Haniye’nin Dolmabahçe’de Erdoğan görüşmesi bu temastan sonra gerçekleşiyor.
Bir adım daha geriye giderek Erdoğan-Biden görüşmesi sürecini, Milli İstihbarat Teşkilatı (MİT) Başkanı İbrahim Kalın’ın CIA Başkanı William Burns’ın yanı sıra, Beyaz Saray çevresi ile de temaslarda bulunmak üzere Washington’a gittiği 4 Mart gününden itibaren başlatmakta yarar var.
PROGRAMLANMIŞ BİR ŞEY YOK
Beyaz Saray Ulusal Güvenlik İletişim Danışmanı John Kirby’nin önceki gün, bir gazetecinin Cumhurbaşkanı Erdoğan’ın ABD ziyaretiyle ilgili bir sorusu üzerine verdiği “Programlanmış bir şey yok” yanıtını, Türkiye kaynaklarından edindiğim “Biden ile randevunun saati bile verildi” sözü ile birlikte okumak kolay değil.

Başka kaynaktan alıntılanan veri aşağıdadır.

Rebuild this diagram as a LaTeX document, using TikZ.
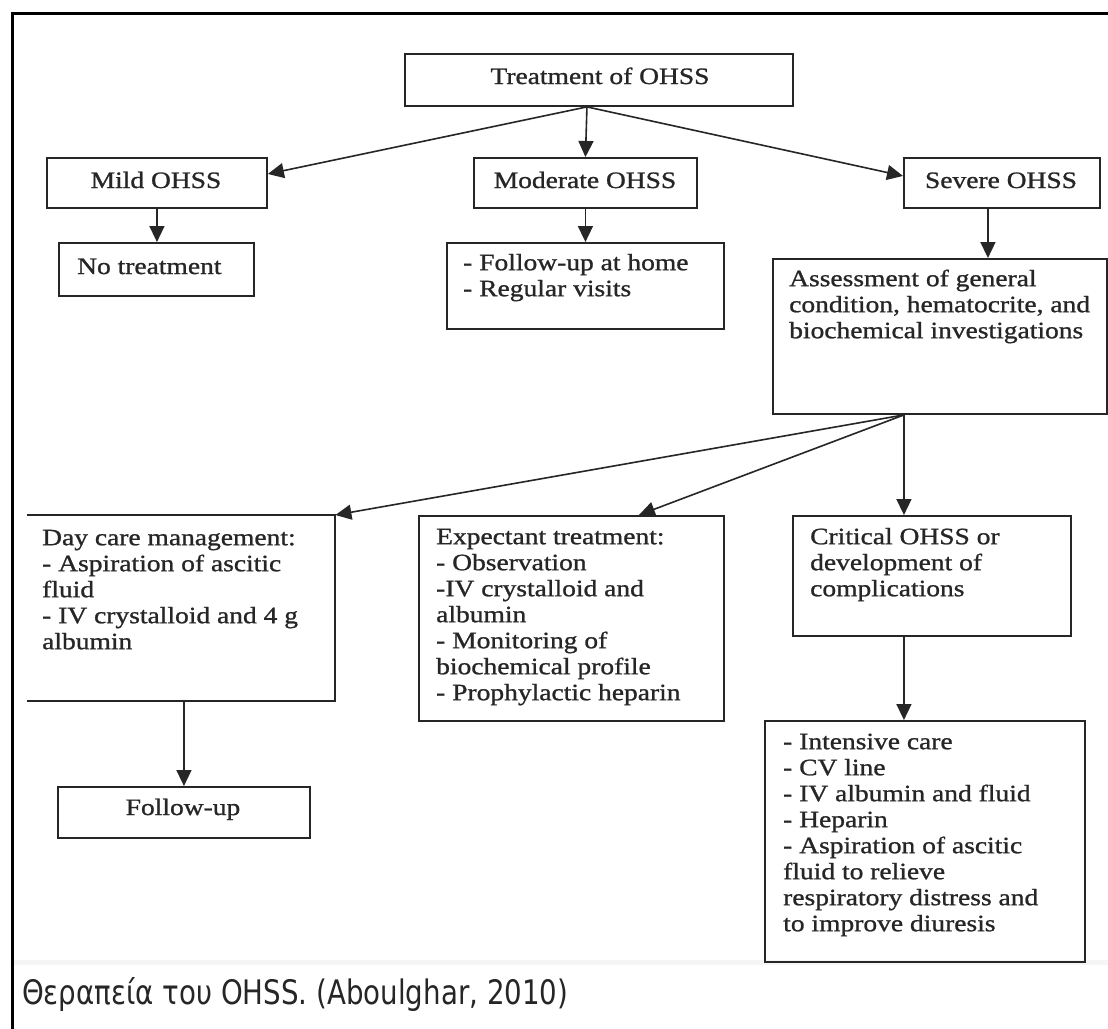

Söyleyebileceğim tek şey; iki liderin önüne konacak dosyada çok sayıda düzeltme ve ekleme yapıldığı…
Türkiye ile Amerika arasındaki iş ve siyasi diplomasi çabalarına, Erdoğan’ın Irak ziyaretini de eklemeli.
Irak Başbakanı Muhammed Şiya el Sudani, 22 Nisan’da Erdoğan’la Bağdat’ta 20’nin üzerinde anlaşma imzalamadan yalnızca bir hafta önce Beyaz Saray’da Biden’ın konuğuydu.
Suriye, Irak, İsrail ve Suriye’de döşenen gerilim hatlarının tek bir trafoya bağlanması nasıl mümkün olur bilemem ancak; savaşların sürdüğü, ülkelerin genetiğinin araçsallaştırıldığı, küresel rekabetin ekonomileri zorladığı bir Ortadoğu’da Türkiye ile ABD liderleri arasında “kırmızı hattın” kopması olası gözükmüyor.